Hezbolá y sus aliados están impidiendo que entre los rebeldes surja una cúpula dirigente que pudiera ser capaz de implementar un acuerdo negociado cuando se consiga llegar a uno, si es que se logra, como incluso Rusia parece reconocer. El partido sigue un planteamiento maximalista que no deja a los rebeldes sirios más opción que continuar luchando, morir o rendirse bajo las condiciones impuestas por Assad. Esto crea un círculo vicioso, ya que la ausencia de un pacto va a perpetuar la necesidad que el régimen de Assad tiene de Hezbolá y de otros combatientes extranjeros (predominantemente chiíes) para que sostengan su, cada vez más deteriorado, Gobierno.

La capacidad de Hezbolá ya está enormemente sobrecargada. La intervención en Siria ha diezmado los fondos del partido (y de Irán), agravando los problemas económicos que ya tiene en su país. Y más importante aún es la sangría de personal. El movimiento ha perdido más de 1.500 combatientes, entre ellos mandos experimentados y difíciles de reemplazar, y con probabilidad tendrá que seguir compensando los menguantes recursos humanos de su aliado sirio.

Las victorias sobre el campo de batalla con poca probabilidad cambiarán esta ecuación. La oleada de ataques mortales contra figuras del régimen y civiles en Homs y Damasco en 2017 da una idea de lo que podría avecinarse si la guerra civil siria se convierte en un conflicto indefinido y asimétrico en la línea de lo que sucedió en Irak después de 2003.

La intervención de Hezbolá en Siria le ha servido para hacer crecer su reputación en Damasco y Teherán, pero ha infligido un daño sin precedentes a la atracción y la aceptación más allá de las líneas sectarias de las que una vez gozó en el país, y en la región en general, a causa de sus confrontaciones con Israel. Este es quizá el mayor coste de la guerra para el partido. La amenaza de la violencia yihadista desde luego ha contribuido a movilizar el apoyo de los chiíes de Líbano, pero la hostilidad del entorno abrumadoramente suní en la región con toda probabilidad acabará pasando factura.

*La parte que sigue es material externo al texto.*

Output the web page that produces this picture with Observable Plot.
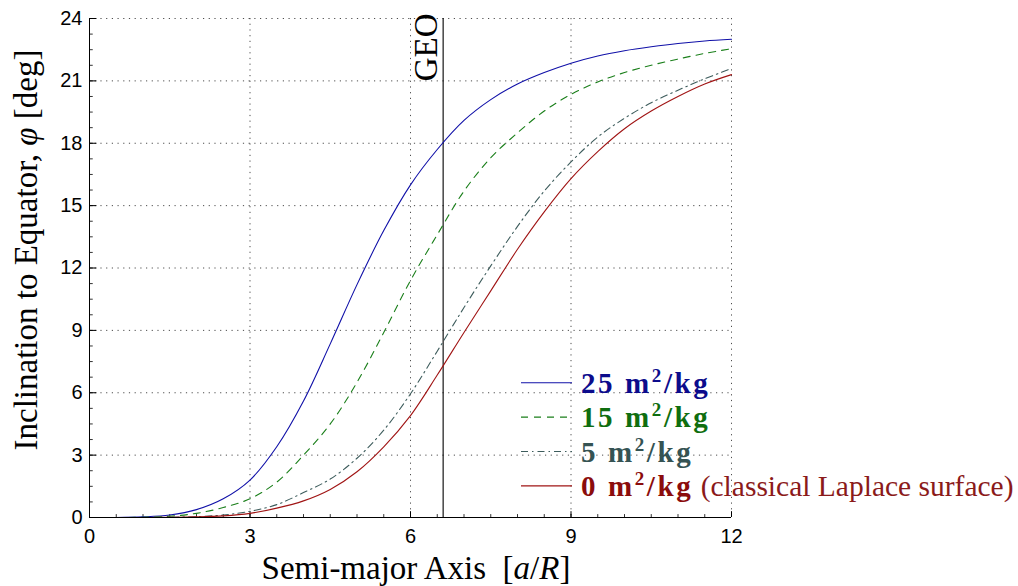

Hezbolá y la comunidad que lo sustenta previsiblemente permanecerán atrapados en un gueto sectario y militarizado y dependerán del poder duro del partido para mantener sus logros políticos y socioeconómicos. Es paradójico que mientras que la intervención en Siria le ha proporcionado experiencia de combate y materiales adicionales, Hezbolá está más aislado y, por lo tanto, es más vulnerable en el frente con Israel. A diferencia de lo que ocurrió en 2006, la mayoría de la comunidad suní de Líbano y los sirios que se oponen al régimen probablemente no verán cualquier futura guerra que se pueda producir entre Hezbolá e Israel como una causa nacional a la que unirse sino como una oportunidad para la venganza.

Hezbolá necesita una estrategia de salida viable para convertir su formidable éxito en el campo de batalla en ventajas políticas. El partido, en colaboración con Irán, podría hacer avances significativos en esa dirección, aunque no hay una vía fácil para desescalar el conflicto sirio, y no digamos ya para resolverlo. Hezbolá debería reconsiderar y suavizar el uso de la retórica sectaria, y dejar de meter a todos los grupos de la oposición armados en el mismo saco de “extremistas violentos”.

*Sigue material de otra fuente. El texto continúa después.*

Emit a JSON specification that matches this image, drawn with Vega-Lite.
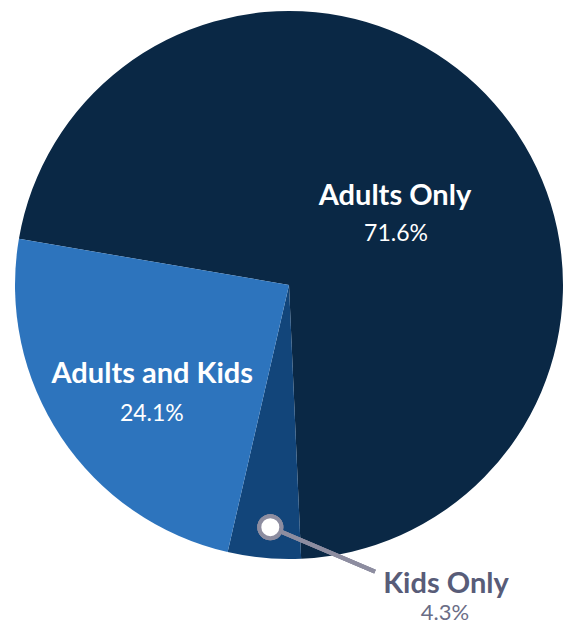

El partido tendría que trabajar de manera activa con Teherán para contribuir a estabilizar lo que queda del alto el fuego y abrir líneas de comunicación con grupos no yihadistas,  para así acordar formas de descentralización que sean aceptadas por ambas partes. Además, debería suavizar las restricciones y ataques de represalia a los pueblos suníes asediados de Madaya y Zabadani, cerca de Damasco, y a las comunidades chiíes controlada por los rebeldes de Fua y Kefraya, en la provincia de Idlib.

Hezbolá e Irán deberían también presionar a su aliado el presidente Bachar al Assad para negociar un acuerdo político y abstenerse de lanzar nuevas ofensivas contra zonas en manos de la oposición como Idlib, que con toda probabilidad solo profundizarán la división sectaria. Si, por el contrario, continúan por la senda del poder duro y las soluciones militares, la cúpula de Hezbolá puede verse pronto atrapada en el mismo dilema que, hace unos 2.000 años, provocó el famoso comentario atribuido al rey Pirro de Epiro: “Si logramos una victoria más… estamos perdidos”.